* **WRITTEN INSTRUCTION**
Repeat the material verbatim and drop the pictures.
---- DATASET CONTENT
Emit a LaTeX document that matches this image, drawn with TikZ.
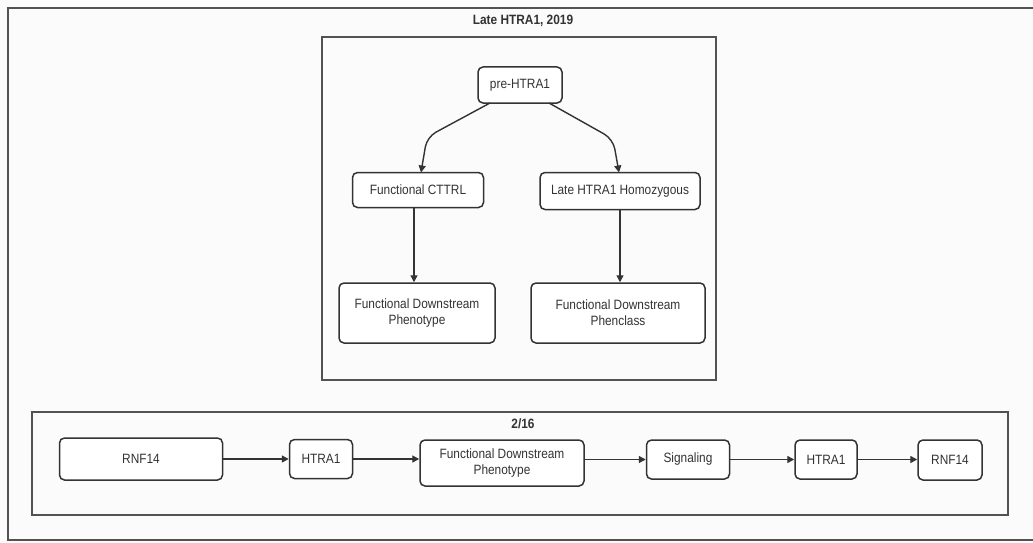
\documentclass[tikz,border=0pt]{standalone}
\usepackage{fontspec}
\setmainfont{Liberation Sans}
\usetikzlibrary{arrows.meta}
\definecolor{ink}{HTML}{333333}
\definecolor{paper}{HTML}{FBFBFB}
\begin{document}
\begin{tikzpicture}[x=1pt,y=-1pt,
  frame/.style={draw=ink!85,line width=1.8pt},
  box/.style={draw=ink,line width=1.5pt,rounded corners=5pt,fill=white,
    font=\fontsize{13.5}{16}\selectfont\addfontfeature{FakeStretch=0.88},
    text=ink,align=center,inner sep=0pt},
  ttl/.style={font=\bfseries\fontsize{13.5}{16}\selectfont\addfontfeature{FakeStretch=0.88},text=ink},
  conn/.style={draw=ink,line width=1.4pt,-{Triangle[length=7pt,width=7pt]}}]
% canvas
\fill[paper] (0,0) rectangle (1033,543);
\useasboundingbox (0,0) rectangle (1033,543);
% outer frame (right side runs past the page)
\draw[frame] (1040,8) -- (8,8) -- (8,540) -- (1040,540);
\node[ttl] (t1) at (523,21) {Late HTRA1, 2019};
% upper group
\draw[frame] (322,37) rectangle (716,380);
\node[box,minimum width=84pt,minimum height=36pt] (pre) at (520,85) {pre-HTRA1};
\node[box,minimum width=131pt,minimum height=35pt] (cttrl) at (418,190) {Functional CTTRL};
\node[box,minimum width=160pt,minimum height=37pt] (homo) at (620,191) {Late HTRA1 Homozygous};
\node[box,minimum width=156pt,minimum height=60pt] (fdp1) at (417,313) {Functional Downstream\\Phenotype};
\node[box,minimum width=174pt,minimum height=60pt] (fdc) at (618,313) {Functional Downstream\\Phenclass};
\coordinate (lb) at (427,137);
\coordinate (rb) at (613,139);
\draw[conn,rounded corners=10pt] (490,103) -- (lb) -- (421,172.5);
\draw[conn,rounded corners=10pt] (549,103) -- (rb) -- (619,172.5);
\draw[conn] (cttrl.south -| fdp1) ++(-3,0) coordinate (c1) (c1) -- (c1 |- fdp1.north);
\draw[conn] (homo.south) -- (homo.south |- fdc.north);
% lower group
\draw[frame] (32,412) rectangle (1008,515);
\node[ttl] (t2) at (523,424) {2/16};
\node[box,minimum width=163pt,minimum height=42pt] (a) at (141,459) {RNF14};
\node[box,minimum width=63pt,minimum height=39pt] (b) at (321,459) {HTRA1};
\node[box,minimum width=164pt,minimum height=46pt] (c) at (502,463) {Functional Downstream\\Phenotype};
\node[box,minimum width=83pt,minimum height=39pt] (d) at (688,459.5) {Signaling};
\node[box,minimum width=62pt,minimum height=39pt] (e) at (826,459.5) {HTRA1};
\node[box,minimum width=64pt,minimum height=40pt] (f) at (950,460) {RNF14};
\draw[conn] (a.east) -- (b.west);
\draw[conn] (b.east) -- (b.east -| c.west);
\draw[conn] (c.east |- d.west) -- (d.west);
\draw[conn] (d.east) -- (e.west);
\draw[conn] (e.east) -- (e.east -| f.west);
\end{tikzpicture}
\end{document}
--------
* **CORRECT ANSWER**
Emit a LaTeX document that matches this image, drawn with TikZ.
\documentclass[tikz,border=0pt]{standalone}
\usepackage{fontspec}
\setmainfont{Liberation Sans}
\usetikzlibrary{arrows.meta}
\definecolor{ink}{HTML}{333333}
\definecolor{paper}{HTML}{FBFBFB}
\begin{document}
\begin{tikzpicture}[x=1pt,y=-1pt,
  frame/.style={draw=ink!85,line width=1.8pt},
  box/.style={draw=ink,line width=1.5pt,rounded corners=5pt,fill=white,
    font=\fontsize{13.5}{16}\selectfont\addfontfeature{FakeStretch=0.88},
    text=ink,align=center,inner sep=0pt},
  ttl/.style={font=\bfseries\fontsize{13.5}{16}\selectfont\addfontfeature{FakeStretch=0.88},text=ink},
  conn/.style={draw=ink,line width=1.4pt,-{Triangle[length=7pt,width=7pt]}}]
% canvas
\fill[paper] (0,0) rectangle (1033,543);
\useasboundingbox (0,0) rectangle (1033,543);
% outer frame (right side runs past the page)
\draw[frame] (1040,8) -- (8,8) -- (8,540) -- (1040,540);
\node[ttl] (t1) at (523,21) {Late HTRA1, 2019};
% upper group
\draw[frame] (322,37) rectangle (716,380);
\node[box,minimum width=84pt,minimum height=36pt] (pre) at (520,85) {pre-HTRA1};
\node[box,minimum width=131pt,minimum height=35pt] (cttrl) at (418,190) {Functional CTTRL};
\node[box,minimum width=160pt,minimum height=37pt] (homo) at (620,191) {Late HTRA1 Homozygous};
\node[box,minimum width=156pt,minimum height=60pt] (fdp1) at (417,313) {Functional Downstream\\Phenotype};
\node[box,minimum width=174pt,minimum height=60pt] (fdc) at (618,313) {Functional Downstream\\Phenclass};
\coordinate (lb) at (427,137);
\coordinate (rb) at (613,139);
\draw[conn,rounded corners=10pt] (490,103) -- (lb) -- (421,172.5);
\draw[conn,rounded corners=10pt] (549,103) -- (rb) -- (619,172.5);
\draw[conn] (cttrl.south -| fdp1) ++(-3,0) coordinate (c1) (c1) -- (c1 |- fdp1.north);
\draw[conn] (homo.south) -- (homo.south |- fdc.north);
% lower group
\draw[frame] (32,412) rectangle (1008,515);
\node[ttl] (t2) at (523,424) {2/16};
\node[box,minimum width=163pt,minimum height=42pt] (a) at (141,459) {RNF14};
\node[box,minimum width=63pt,minimum height=39pt] (b) at (321,459) {HTRA1};
\node[box,minimum width=164pt,minimum height=46pt] (c) at (502,463) {Functional Downstream\\Phenotype};
\node[box,minimum width=83pt,minimum height=39pt] (d) at (688,459.5) {Signaling};
\node[box,minimum width=62pt,minimum height=39pt] (e) at (826,459.5) {HTRA1};
\node[box,minimum width=64pt,minimum height=40pt] (f) at (950,460) {RNF14};
\draw[conn] (a.east) -- (b.west);
\draw[conn] (b.east) -- (b.east -| c.west);
\draw[conn] (c.east |- d.west) -- (d.west);
\draw[conn] (d.east) -- (e.west);
\draw[conn] (e.east) -- (e.east -| f.west);
\end{tikzpicture}
\end{document}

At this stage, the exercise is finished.